▶ [WORK TO COMPLETE] Reproduce exactly the lines below, from the first one through the line containing "df = pd.DataFrame(rows)", and omit any pictures.
□ □ □ □ □
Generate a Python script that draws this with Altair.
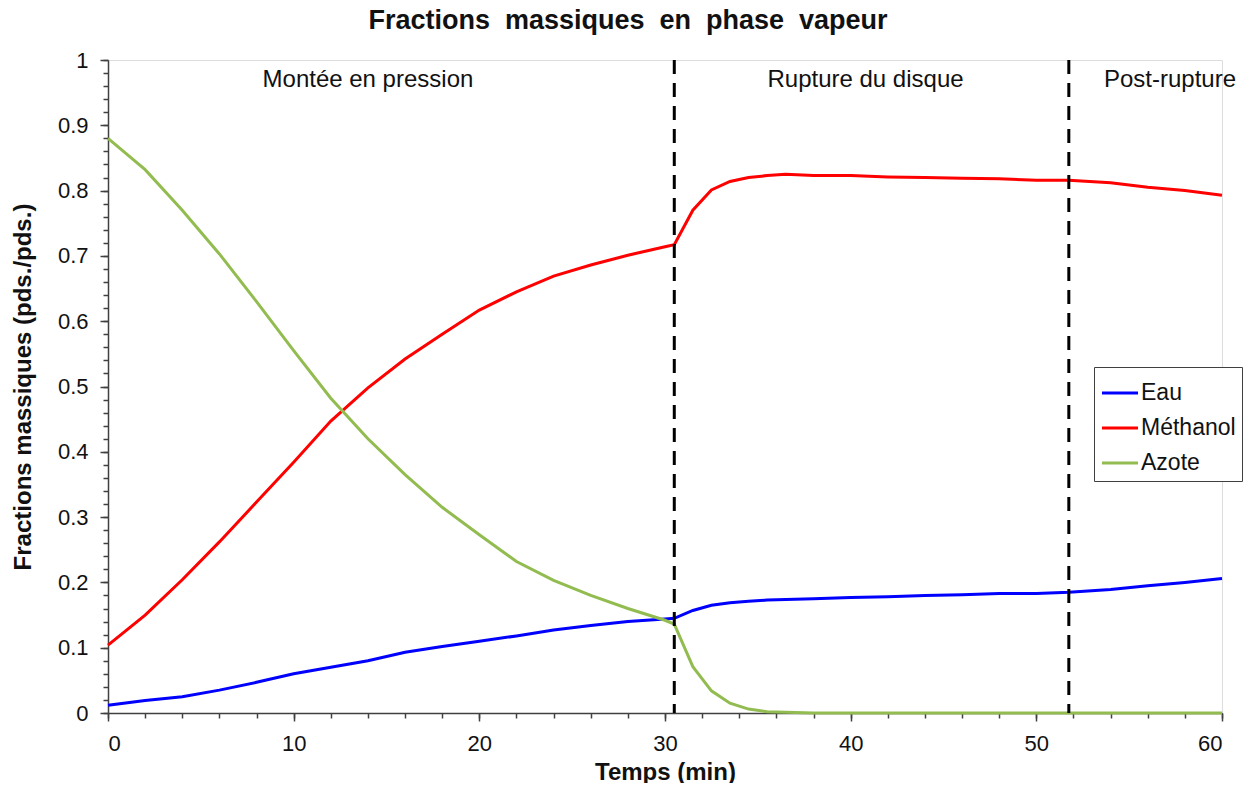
import altair as alt
import pandas as pd

FONT = "Liberation Sans"

temps = [0, 2, 4, 6, 8, 10, 12, 14, 16, 18, 20, 22, 24, 26, 28, 30, 30.5, 31.5, 32.5,
         33.5, 34.5, 35.5, 36.5, 38, 40, 42, 44, 46, 48, 50, 51.75, 54, 56, 58, 60]

eau = [0.012, 0.019, 0.025, 0.035, 0.047, 0.060, 0.070, 0.080, 0.093, 0.102, 0.110,
       0.118, 0.127, 0.134, 0.140, 0.144, 0.145, 0.157, 0.165, 0.169, 0.171, 0.173,
       0.174, 0.175, 0.177, 0.178, 0.180, 0.181, 0.183, 0.183, 0.185, 0.189, 0.195,
       0.200, 0.206]

methanol = [0.104, 0.150, 0.204, 0.262, 0.323, 0.384, 0.447, 0.498, 0.542, 0.580, 0.617,
            0.645, 0.669, 0.686, 0.701, 0.714, 0.717, 0.770, 0.801, 0.814, 0.820, 0.823,
            0.825, 0.823, 0.823, 0.821, 0.820, 0.819, 0.818, 0.816, 0.816, 0.812, 0.805,
            0.800, 0.793]

azote = [0.880, 0.832, 0.770, 0.703, 0.630, 0.555, 0.482, 0.420, 0.365, 0.315, 0.273,
         0.232, 0.203, 0.180, 0.160, 0.142, 0.136, 0.071, 0.034, 0.015, 0.006, 0.002,
         0.001, 0.0, 0.0, 0.0, 0.0, 0.0, 0.0, 0.0, 0.0, 0.0, 0.0, 0.0, 0.0]

series_names = ["Eau", "Méthanol", "Azote"]
series_colors = ["#0000FF", "#FF0000", "#92BC50"]

phase_limits = [30.5, 51.75]
phase_labels = ["Montée en pression", "Rupture du disque", "Post-rupture"]
phase_label_t = [14.0, 40.8, 57.2]
phase_label_y = [0.969, 0.969, 0.969]

x_major = [0, 10, 20, 30, 40, 50, 60]
x_minor = list(range(0, 61, 2))
y_major = [round(i * 0.1, 1) for i in range(11)]
y_minor = [round(i * 0.02, 2) for i in range(51)]

rows = []
for name, vals in zip(series_names, [eau, methanol, azote]):
    for t, v in zip(temps, vals):
        rows.append({"t": t, "v": v, "serie": name})
df = pd.DataFrame(rows)

df_rules = pd.DataFrame({"t": phase_limits})
df_text = pd.DataFrame({"t": phase_label_t, "v": phase_label_y, "label": phase_labels})

xscale = alt.Scale(domain=[0, 60], nice=False)
yscale = alt.Scale(domain=[0, 1], nice=False)

axis_common = dict(domainColor="#404040", domainWidth=1.5, tickColor="#404040",
                   tickWidth=1.5, tickSize=8, labelFont=FONT, labelFontSize=22,
                   labelColor="#111", titleFont=FONT, titleFontWeight="bold",
                   titleColor="#111", grid=False)

lines = alt.Chart(df).mark_line(strokeWidth=3).encode(
    x=alt.X("t:Q", scale=xscale,
            axis=alt.Axis(values=x_major, title="Temps (min)", titleFontSize=24,
                          titlePadding=6, labelPadding=12, orient="bottom",
                          **axis_common)),
    y=alt.Y("v:Q", scale=yscale,
            axis=alt.Axis(values=y_major, title="Fractions massiques (pds./pds.)",
                          titleFontSize=24, titlePadding=22, labelPadding=12,
                          format="~g", orient="left", **axis_common)),
    color=alt.Color("serie:N",
                    scale=alt.Scale(domain=series_names, range=series_colors),
                    sort=series_names,
                    legend=alt.Legend(title=None, orient="none", legendX=986, legendY=307,
                                      strokeColor="#404040", padding=6,
                                      symbolType="stroke", symbolStrokeWidth=3,
                                      symbolSize=1300, labelFont=FONT, labelFontSize=23,
                                      labelColor="#111", labelOffset=1, rowPadding=3,
                                      fillColor="white")),
    order=alt.Order("t:Q"),
)

minor = alt.Chart(df).mark_point(opacity=0).encode(
    x=alt.X("t:Q", scale=xscale,
            axis=alt.Axis(values=x_minor, labels=False, title=None, domain=False,
                          tickSize=5, tickWidth=1.5, tickColor="#404040", grid=False,
                          orient="bottom")),
    y=alt.Y("v:Q", scale=yscale,
            axis=alt.Axis(values=y_minor, labels=False, title=None, domain=False,
                          tickSize=5, tickWidth=1.5, tickColor="#404040", grid=False,
                          orient="left")),
)

rules = alt.Chart(df_rules).mark_rule(color="black", strokeWidth=3,
                                      strokeDash=[14, 9]).encode(
    x=alt.X("t:Q", scale=xscale, axis=None)
)

texts = alt.Chart(df_text).mark_text(font=FONT, fontSize=24, color="#111",
                                     align="center", baseline="middle").encode(
    x=alt.X("t:Q", scale=xscale, axis=None),
    y=alt.Y("v:Q", scale=yscale, axis=None),
    text="label:N",
)

chart = alt.layer(minor, lines, rules, texts).resolve_axis(
    x="independent", y="independent"
).properties(
    width=1114,
    height=653,
    title=alt.TitleParams("Fractions \u00a0massiques \u00a0en \u00a0phase \u00a0vapeur",
                          font=FONT, fontSize=27, fontWeight="bold", color="#111",
                          anchor="middle", offset=14, dx=-37),
    autosize=alt.AutoSizeParams(type="none"),
    padding={"left": 100, "top": 52, "right": 23, "bottom": 70},
).configure_view(stroke=None).configure(background="white")

chart.save("out.html", embed_options={"renderer": "svg", "actions": False})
□ □ □ □ □
▶ [REPLY TO THE TASK]
Generate a Python script that draws this with Altair.
import altair as alt
import pandas as pd

FONT = "Liberation Sans"

temps = [0, 2, 4, 6, 8, 10, 12, 14, 16, 18, 20, 22, 24, 26, 28, 30, 30.5, 31.5, 32.5,
         33.5, 34.5, 35.5, 36.5, 38, 40, 42, 44, 46, 48, 50, 51.75, 54, 56, 58, 60]

eau = [0.012, 0.019, 0.025, 0.035, 0.047, 0.060, 0.070, 0.080, 0.093, 0.102, 0.110,
       0.118, 0.127, 0.134, 0.140, 0.144, 0.145, 0.157, 0.165, 0.169, 0.171, 0.173,
       0.174, 0.175, 0.177, 0.178, 0.180, 0.181, 0.183, 0.183, 0.185, 0.189, 0.195,
       0.200, 0.206]

methanol = [0.104, 0.150, 0.204, 0.262, 0.323, 0.384, 0.447, 0.498, 0.542, 0.580, 0.617,
            0.645, 0.669, 0.686, 0.701, 0.714, 0.717, 0.770, 0.801, 0.814, 0.820, 0.823,
            0.825, 0.823, 0.823, 0.821, 0.820, 0.819, 0.818, 0.816, 0.816, 0.812, 0.805,
            0.800, 0.793]

azote = [0.880, 0.832, 0.770, 0.703, 0.630, 0.555, 0.482, 0.420, 0.365, 0.315, 0.273,
         0.232, 0.203, 0.180, 0.160, 0.142, 0.136, 0.071, 0.034, 0.015, 0.006, 0.002,
         0.001, 0.0, 0.0, 0.0, 0.0, 0.0, 0.0, 0.0, 0.0, 0.0, 0.0, 0.0, 0.0]

series_names = ["Eau", "Méthanol", "Azote"]
series_colors = ["#0000FF", "#FF0000", "#92BC50"]

phase_limits = [30.5, 51.75]
phase_labels = ["Montée en pression", "Rupture du disque", "Post-rupture"]
phase_label_t = [14.0, 40.8, 57.2]
phase_label_y = [0.969, 0.969, 0.969]

x_major = [0, 10, 20, 30, 40, 50, 60]
x_minor = list(range(0, 61, 2))
y_major = [round(i * 0.1, 1) for i in range(11)]
y_minor = [round(i * 0.02, 2) for i in range(51)]

rows = []
for name, vals in zip(series_names, [eau, methanol, azote]):
    for t, v in zip(temps, vals):
        rows.append({"t": t, "v": v, "serie": name})
df = pd.DataFrame(rows)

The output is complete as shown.